Сцена суда над Радамесом: неопределенности конец, пространство для маневра сужается, и черные своды давят на узкий белый просвет между полом и потолком, где вьется еще более узкая лестница.
По ней проходит граница между жизнью и смертью. Последняя картина, как и требовал Верди, двухэтажная. Наверху черный храм с молящимися жрецами и умирающей Амнерис, внизу — белое подземелье, где замурованные Аида и Радамес поют судьбе последнее «прости».
О верности Верди говорил и дирижер Феликс Коробов, тем тщательней изучивший партитуру, чем меньше он (как, кстати, и Штайн) рвался ставить именно «Аиду»: по словам соавторов, это было решение театральной дирекции, а их интерес возник уже в процессе работы.

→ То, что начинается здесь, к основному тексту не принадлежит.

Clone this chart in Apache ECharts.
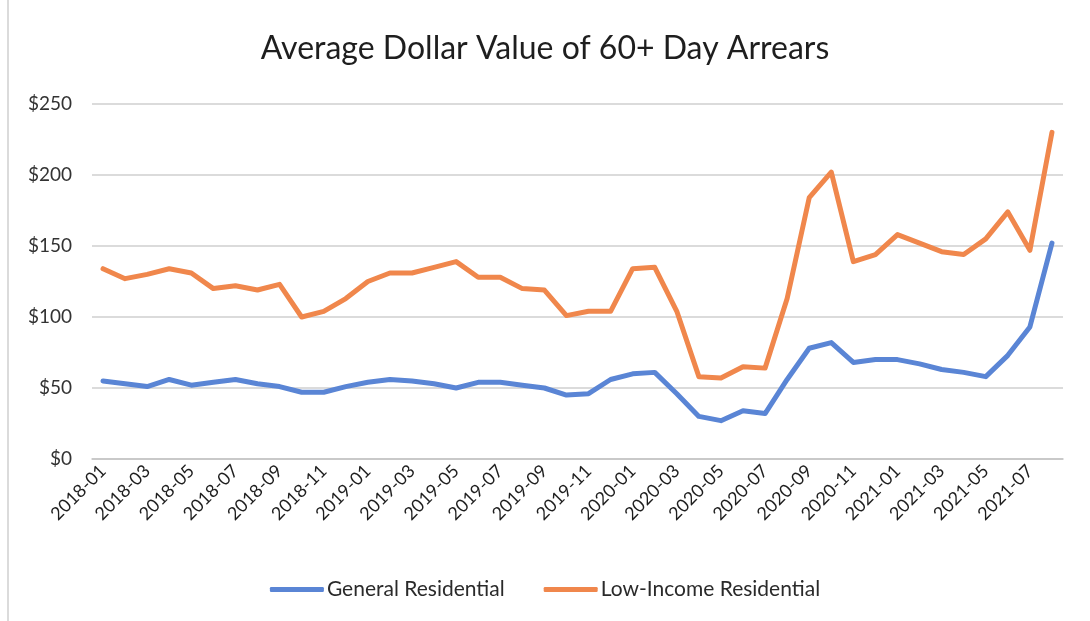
<!DOCTYPE html>
<html>
<head>
<meta charset="utf-8">
<script src="https://cdn.jsdelivr.net/npm/echarts@6/dist/echarts.min.js"></script>
<style>
  html, body { margin: 0; padding: 0; background: #fff; }
  #chart { width: 1090px; height: 621px; }
</style>
</head>
<body>
<div id="chart"></div>
<script>
// Months covered, January 2018 through August 2021
const months = [
  '2018-01','2018-02','2018-03','2018-04','2018-05','2018-06','2018-07','2018-08','2018-09','2018-10','2018-11','2018-12',
  '2019-01','2019-02','2019-03','2019-04','2019-05','2019-06','2019-07','2019-08','2019-09','2019-10','2019-11','2019-12',
  '2020-01','2020-02','2020-03','2020-04','2020-05','2020-06','2020-07','2020-08','2020-09','2020-10','2020-11','2020-12',
  '2021-01','2021-02','2021-03','2021-04','2021-05','2021-06','2021-07','2021-08'
];

// Average dollar value of 60+ day arrears, general residential customers
const generalResidential = [
  55, 53, 51, 56, 52, 54, 56, 53, 51, 47, 47, 51,
  54, 56, 55, 53, 50, 54, 54, 52, 50, 45, 46, 56,
  60, 61, 46, 30, 27, 34, 32, 56, 78, 82, 68, 70,
  70, 67, 63, 61, 58, 73, 93, 152
];

// Average dollar value of 60+ day arrears, low-income residential customers
const lowIncomeResidential = [
  134, 127, 130, 134, 131, 120, 122, 119, 123, 100, 104, 113,
  125, 131, 131, 135, 139, 128, 128, 120, 119, 101, 104, 104,
  134, 135, 104, 58, 57, 65, 64, 113, 184, 202, 139, 144,
  158, 152, 146, 144, 155, 174, 147, 230
];

// Value axis ticks
const yMin = 0, yMax = 250, yStep = 50;

const blue = '#5a85d5';
const orange = '#f0874c';
const font = 'Lato, "Open Sans", "Liberation Sans", sans-serif';

const chart = echarts.init(document.getElementById('chart'), null, { renderer: 'canvas' });

chart.setOption({
  backgroundColor: '#ffffff',
  animation: false,
  title: {
    text: 'Average Dollar Value of 60+ Day Arrears',
    left: 'center',
    top: 28,
    textStyle: { fontFamily: font, fontSize: 32, fontWeight: 'normal', color: '#1e1e1e' }
  },
  grid: { left: 92, right: 27, top: 104, bottom: 162 },
  legend: {
    top: 574,
    left: 'center',
    itemGap: 39,
    itemWidth: 54,
    itemHeight: 5,
    icon: 'roundRect',
    textStyle: { fontFamily: font, fontSize: 21, color: '#2a2a2a', padding: [0, 0, 0, -2] },
    data: ['General Residential', 'Low-Income Residential']
  },
  xAxis: {
    type: 'category',
    data: months,
    boundaryGap: true,
    axisLine: { show: true, lineStyle: { color: '#c4c4c4', width: 1.5 } },
    axisTick: { show: false },
    axisLabel: {
      interval: 1,
      rotate: 45,
      margin: 9,
      fontFamily: font,
      fontSize: 18,
      color: '#1e1e1e'
    }
  },
  yAxis: {
    type: 'value',
    min: yMin,
    max: yMax,
    interval: yStep,
    axisLine: { show: false },
    axisTick: { show: false },
    splitLine: { lineStyle: { color: '#cfcfcf', width: 1.5 } },
    axisLabel: {
      margin: 20,
      fontFamily: font,
      fontSize: 19,
      color: '#333333',
      formatter: v => '$' + v
    }
  },
  series: [
    {
      name: 'General Residential',
      type: 'line',
      data: generalResidential,
      symbol: 'none',
      lineStyle: { color: blue, width: 5, join: 'round', cap: 'round' },
      itemStyle: { color: blue }
    },
    {
      name: 'Low-Income Residential',
      type: 'line',
      data: lowIncomeResidential,
      symbol: 'none',
      lineStyle: { color: orange, width: 5, join: 'round', cap: 'round' },
      itemStyle: { color: orange }
    }
  ],
  graphic: [
    // thin frame edge on the left of the chart area
    { type: 'line', shape: { x1: 8, y1: 0, x2: 8, y2: 621 }, style: { stroke: '#cfcfcf', lineWidth: 1.5 } }
  ]
});
</script>
</body>
</html>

Для Коробова важно, что в «Аиде» много пиано и пианиссимо, а прежние дирижеры, как и певцы, часто забывали об этом, делая упор на громкой красочности (которой тоже, впрочем, у композитора хватает). Дирижер резко подчеркивал перепады эмоций и контрасты между бурностью и камерностью, делая — для зрительского катарсиса, наверно, — длинные паузы, возможно, даже слишком большие, отчего музыка временами казалась «клочкастой». В сцене в Фивах дирижер, бывало, отпускал на волю слаженность огромного ансамбля из оркестра, хора и солистов. Кстати, о хоре. Он, как всегда в Музыкальном театре, был хорош, чего не скажешь обо всех певцах. Лариса Андреева (Амнерис) преуспела прежде всего в показе гордыни фараоновой дочки, но силы и ровности вокала для этой партии ей не хватало. Радамес (Нажмиддин Мавлянов) пронзительно взвинчивал себя на форте, но в пиано, особенно на высоких нотах, как будто демонстрировал усталость связок. Амонасро (Антон Зараев) владел баритоном неплохо, но не всегда дотягивал в выразительности итальянского произношения. А главный жрец (Дмитрий Ульянов) с фараоном (Роман Улыбин) впечатлили внушительностью фактуры.
Но в результате — по гамбургскому счету — нет претензий лишь к Анне Нечаевой (Аида): ее красивое сопрано звучало «густо» и без напряжения во всех регистрах, голос, когда надо, нежно истаивал, да и образ влюбленной рабыни получился на редкость трогательным.
Штайн, по его словам, был весьма удивлен, когда ему сообщили: кастинга не будет, обходитесь исключительно местными силами. Обошелся, куда ж деваться.